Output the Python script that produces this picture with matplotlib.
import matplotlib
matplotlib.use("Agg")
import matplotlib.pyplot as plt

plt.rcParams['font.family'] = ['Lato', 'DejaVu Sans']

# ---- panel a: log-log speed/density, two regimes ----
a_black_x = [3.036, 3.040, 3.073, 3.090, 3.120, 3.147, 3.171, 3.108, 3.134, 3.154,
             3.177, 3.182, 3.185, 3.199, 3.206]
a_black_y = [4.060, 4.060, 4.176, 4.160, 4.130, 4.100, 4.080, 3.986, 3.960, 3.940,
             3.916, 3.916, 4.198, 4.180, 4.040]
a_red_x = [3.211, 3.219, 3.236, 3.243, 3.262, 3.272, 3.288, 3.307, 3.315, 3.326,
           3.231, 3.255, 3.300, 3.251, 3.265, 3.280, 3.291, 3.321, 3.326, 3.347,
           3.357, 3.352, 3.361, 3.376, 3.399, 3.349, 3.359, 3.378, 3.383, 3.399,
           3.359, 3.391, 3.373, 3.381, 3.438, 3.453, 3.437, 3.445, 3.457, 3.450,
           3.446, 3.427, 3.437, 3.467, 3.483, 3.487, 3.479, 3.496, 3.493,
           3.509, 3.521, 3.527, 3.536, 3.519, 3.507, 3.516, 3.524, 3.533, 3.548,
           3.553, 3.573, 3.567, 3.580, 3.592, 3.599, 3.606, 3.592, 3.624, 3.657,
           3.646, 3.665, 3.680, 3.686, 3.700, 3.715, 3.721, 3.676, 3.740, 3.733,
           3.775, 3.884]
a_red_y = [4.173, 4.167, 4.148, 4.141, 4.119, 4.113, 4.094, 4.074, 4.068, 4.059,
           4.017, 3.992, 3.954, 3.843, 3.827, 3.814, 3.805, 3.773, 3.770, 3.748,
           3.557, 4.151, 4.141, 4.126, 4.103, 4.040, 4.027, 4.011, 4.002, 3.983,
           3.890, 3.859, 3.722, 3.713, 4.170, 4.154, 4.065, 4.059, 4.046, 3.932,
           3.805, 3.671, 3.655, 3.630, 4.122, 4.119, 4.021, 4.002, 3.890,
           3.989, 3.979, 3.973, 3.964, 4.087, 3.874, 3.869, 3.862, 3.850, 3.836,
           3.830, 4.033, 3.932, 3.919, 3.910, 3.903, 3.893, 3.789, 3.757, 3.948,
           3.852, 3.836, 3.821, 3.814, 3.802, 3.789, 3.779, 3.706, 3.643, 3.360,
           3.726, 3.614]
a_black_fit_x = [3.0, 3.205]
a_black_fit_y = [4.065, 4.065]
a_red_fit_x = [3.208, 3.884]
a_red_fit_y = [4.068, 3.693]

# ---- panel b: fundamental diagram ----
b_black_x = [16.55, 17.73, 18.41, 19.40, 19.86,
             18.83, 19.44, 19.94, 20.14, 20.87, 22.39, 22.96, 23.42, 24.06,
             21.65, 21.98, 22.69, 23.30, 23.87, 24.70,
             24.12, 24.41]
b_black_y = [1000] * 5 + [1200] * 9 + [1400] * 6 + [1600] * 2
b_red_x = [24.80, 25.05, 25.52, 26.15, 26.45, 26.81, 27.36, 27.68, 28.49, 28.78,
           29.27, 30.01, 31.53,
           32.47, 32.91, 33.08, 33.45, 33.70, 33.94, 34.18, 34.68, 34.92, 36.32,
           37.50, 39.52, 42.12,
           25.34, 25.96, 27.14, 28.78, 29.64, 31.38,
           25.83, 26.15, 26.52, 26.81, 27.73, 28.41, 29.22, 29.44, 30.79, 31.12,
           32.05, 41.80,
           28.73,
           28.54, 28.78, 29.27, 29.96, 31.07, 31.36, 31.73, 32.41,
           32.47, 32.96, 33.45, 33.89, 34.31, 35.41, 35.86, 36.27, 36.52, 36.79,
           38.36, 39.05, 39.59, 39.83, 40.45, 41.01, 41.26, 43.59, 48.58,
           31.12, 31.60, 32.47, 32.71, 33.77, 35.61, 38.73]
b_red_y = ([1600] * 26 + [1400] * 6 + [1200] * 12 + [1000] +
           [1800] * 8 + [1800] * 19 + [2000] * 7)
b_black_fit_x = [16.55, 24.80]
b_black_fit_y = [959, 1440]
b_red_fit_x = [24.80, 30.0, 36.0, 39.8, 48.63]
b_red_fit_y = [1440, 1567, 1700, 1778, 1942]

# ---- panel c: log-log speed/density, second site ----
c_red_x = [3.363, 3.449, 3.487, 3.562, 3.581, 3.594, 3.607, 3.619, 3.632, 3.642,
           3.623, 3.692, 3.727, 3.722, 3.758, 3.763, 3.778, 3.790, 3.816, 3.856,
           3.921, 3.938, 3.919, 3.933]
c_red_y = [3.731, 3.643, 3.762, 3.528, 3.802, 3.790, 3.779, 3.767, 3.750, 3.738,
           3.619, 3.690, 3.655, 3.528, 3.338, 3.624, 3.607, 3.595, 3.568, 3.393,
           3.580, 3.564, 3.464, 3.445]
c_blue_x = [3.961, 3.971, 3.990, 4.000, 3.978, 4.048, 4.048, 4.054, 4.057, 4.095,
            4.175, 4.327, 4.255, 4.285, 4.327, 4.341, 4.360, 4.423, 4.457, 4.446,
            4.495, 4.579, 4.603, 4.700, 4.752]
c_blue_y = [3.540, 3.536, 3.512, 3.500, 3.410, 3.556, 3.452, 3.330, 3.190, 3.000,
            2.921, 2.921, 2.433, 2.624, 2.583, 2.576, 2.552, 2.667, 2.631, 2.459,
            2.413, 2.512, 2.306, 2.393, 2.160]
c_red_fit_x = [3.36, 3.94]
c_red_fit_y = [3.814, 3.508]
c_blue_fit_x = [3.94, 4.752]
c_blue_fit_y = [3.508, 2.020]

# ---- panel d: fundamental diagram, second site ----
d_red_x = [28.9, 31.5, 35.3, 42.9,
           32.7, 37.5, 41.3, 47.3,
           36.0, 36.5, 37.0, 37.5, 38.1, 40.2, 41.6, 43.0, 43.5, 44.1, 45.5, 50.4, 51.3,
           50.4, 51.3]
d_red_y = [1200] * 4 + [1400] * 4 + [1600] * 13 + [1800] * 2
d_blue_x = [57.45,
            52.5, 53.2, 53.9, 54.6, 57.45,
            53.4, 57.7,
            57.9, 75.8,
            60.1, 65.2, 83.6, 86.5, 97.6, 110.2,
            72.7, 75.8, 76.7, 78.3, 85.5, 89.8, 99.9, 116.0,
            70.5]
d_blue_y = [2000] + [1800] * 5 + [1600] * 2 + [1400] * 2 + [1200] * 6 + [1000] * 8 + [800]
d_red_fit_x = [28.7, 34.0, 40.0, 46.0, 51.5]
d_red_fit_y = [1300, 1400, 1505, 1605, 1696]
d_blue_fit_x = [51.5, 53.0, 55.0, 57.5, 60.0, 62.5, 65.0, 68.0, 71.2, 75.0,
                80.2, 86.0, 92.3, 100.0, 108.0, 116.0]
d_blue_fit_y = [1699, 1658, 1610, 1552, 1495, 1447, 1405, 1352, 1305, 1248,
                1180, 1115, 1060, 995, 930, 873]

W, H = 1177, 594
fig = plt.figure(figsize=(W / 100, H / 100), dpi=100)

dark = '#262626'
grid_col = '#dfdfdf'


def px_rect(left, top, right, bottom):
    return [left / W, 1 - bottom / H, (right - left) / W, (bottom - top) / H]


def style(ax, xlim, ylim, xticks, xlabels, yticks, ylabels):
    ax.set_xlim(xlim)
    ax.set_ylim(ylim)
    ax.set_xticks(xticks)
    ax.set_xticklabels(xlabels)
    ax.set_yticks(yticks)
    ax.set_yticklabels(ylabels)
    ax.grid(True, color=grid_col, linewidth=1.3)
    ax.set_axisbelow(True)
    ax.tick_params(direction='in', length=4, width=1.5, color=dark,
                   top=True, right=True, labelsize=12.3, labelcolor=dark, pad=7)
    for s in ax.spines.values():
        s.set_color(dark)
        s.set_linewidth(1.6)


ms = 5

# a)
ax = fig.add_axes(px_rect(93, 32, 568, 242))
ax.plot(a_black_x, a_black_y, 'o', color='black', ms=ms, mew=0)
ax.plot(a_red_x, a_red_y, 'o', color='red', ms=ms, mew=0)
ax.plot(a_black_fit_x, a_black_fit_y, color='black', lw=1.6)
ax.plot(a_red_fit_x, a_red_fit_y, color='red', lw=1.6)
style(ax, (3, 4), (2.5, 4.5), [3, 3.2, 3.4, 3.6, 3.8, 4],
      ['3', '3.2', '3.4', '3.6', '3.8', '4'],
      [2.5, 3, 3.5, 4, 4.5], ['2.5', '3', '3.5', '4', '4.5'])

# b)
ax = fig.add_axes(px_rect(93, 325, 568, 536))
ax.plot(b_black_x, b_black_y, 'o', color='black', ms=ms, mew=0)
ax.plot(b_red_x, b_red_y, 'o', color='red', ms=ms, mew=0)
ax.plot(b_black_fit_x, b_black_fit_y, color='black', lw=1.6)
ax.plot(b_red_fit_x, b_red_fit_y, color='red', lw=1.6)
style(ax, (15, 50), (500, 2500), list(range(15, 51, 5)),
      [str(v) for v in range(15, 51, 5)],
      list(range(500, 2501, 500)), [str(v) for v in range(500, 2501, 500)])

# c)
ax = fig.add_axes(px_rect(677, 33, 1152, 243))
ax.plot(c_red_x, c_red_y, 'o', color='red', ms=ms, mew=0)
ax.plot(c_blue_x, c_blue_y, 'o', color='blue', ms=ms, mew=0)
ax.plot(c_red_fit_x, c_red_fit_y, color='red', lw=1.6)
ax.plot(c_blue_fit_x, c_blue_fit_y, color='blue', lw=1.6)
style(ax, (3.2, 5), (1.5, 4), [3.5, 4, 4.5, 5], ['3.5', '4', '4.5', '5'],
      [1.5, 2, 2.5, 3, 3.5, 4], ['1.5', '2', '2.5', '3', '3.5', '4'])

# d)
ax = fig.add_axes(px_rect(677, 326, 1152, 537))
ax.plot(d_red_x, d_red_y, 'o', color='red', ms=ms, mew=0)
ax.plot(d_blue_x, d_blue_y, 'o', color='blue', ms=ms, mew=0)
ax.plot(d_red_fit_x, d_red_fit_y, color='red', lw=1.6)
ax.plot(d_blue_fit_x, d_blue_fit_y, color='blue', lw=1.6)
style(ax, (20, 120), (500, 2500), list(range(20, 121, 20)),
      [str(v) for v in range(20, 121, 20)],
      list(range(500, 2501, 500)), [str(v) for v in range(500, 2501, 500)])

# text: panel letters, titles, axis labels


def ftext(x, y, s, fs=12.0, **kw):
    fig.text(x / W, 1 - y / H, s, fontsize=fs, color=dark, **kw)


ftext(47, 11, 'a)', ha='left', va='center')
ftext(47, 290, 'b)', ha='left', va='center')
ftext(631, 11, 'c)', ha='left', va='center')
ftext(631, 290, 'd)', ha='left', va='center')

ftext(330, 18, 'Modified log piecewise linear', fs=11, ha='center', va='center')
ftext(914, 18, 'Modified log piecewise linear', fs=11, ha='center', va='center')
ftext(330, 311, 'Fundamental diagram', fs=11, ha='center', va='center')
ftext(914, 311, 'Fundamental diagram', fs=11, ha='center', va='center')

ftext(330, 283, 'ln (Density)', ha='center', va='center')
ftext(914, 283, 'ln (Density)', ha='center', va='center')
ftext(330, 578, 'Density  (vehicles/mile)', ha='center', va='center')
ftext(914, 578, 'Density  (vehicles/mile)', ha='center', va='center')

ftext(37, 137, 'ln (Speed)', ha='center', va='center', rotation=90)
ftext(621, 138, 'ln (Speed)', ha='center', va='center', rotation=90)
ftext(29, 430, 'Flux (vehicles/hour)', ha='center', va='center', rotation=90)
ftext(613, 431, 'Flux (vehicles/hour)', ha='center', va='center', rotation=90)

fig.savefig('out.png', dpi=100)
...
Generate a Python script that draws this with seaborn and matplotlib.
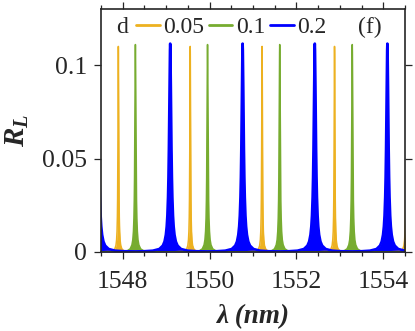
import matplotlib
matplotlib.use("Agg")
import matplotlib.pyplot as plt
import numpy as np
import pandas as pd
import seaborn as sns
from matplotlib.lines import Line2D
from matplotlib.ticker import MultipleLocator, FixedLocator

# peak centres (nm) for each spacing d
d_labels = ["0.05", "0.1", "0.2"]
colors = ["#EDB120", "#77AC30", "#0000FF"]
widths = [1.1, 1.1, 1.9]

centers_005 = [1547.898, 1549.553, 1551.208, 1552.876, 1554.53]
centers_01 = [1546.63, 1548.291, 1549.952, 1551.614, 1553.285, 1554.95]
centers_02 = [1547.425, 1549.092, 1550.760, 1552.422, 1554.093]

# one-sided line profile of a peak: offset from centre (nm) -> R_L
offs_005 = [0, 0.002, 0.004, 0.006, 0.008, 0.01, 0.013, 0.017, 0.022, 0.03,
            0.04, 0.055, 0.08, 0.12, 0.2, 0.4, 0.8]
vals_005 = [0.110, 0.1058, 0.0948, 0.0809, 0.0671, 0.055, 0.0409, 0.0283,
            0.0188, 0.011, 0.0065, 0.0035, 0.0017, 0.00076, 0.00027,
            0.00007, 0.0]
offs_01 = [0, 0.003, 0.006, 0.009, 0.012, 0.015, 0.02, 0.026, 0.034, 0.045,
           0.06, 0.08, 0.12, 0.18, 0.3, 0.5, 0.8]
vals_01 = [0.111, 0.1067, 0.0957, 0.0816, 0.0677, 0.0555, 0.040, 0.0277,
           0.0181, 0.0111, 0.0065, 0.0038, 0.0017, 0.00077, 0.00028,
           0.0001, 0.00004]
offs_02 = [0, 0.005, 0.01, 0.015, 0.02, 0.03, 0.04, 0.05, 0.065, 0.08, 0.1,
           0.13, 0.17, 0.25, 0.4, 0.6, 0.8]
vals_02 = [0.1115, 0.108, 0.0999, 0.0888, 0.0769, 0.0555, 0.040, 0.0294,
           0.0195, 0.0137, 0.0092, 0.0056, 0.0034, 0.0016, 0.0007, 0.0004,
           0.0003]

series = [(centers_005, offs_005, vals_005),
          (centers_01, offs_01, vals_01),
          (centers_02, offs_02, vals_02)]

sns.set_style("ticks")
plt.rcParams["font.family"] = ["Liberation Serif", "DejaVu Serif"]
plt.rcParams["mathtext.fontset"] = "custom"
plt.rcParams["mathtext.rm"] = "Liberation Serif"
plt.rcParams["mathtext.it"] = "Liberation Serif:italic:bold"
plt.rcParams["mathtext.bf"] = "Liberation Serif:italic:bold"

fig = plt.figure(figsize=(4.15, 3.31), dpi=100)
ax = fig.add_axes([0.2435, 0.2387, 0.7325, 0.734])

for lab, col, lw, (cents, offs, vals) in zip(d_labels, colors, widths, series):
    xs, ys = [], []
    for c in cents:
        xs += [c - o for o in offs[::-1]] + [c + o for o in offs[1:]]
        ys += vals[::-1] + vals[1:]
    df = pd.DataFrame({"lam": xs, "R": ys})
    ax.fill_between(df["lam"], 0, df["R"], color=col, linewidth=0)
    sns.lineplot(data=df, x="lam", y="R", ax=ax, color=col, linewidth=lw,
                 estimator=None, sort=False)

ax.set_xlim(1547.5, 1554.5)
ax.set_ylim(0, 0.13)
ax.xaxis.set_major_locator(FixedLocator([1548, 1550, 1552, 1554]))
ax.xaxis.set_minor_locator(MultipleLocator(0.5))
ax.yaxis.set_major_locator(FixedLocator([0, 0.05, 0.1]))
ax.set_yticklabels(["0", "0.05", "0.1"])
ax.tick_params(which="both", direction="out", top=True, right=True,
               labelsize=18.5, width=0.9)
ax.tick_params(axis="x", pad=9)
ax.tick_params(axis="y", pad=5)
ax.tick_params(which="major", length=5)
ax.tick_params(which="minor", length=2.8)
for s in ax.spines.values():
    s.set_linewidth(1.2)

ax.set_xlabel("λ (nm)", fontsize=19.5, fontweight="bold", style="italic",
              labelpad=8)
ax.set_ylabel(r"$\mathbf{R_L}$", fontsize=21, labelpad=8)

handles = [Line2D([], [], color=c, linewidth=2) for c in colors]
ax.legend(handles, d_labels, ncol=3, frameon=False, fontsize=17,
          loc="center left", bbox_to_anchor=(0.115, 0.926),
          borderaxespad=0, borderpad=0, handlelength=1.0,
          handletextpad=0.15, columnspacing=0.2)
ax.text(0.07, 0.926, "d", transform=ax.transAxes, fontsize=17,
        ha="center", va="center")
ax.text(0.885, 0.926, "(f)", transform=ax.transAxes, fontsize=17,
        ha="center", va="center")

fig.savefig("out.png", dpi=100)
--
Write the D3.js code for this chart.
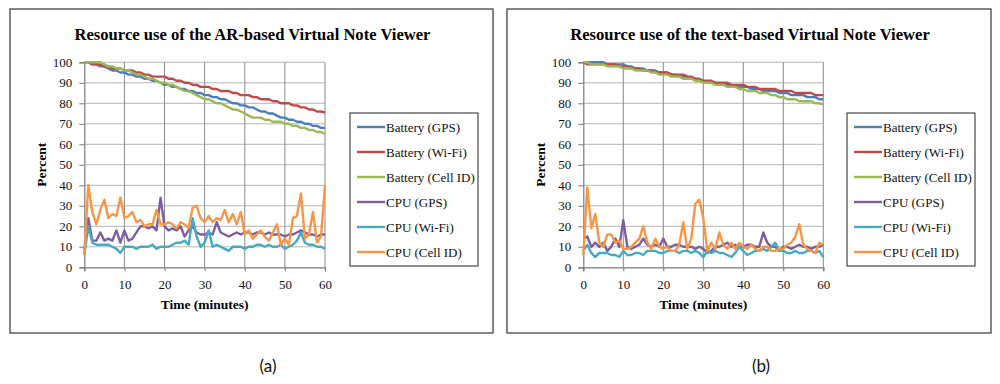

Prompt: Please return, exactly as they appear, the lines starting at the one that contains "Output the Python" and ending at the one that contains "plt.rcParams['font.family'] = ['Lato', 'DejaVu".

Response:
Output the Python script that produces this picture with matplotlib.
import matplotlib
matplotlib.use("Agg")
import matplotlib.pyplot as plt

plt.rcParams['font.family'] = ['Lato', 'DejaVu Sans']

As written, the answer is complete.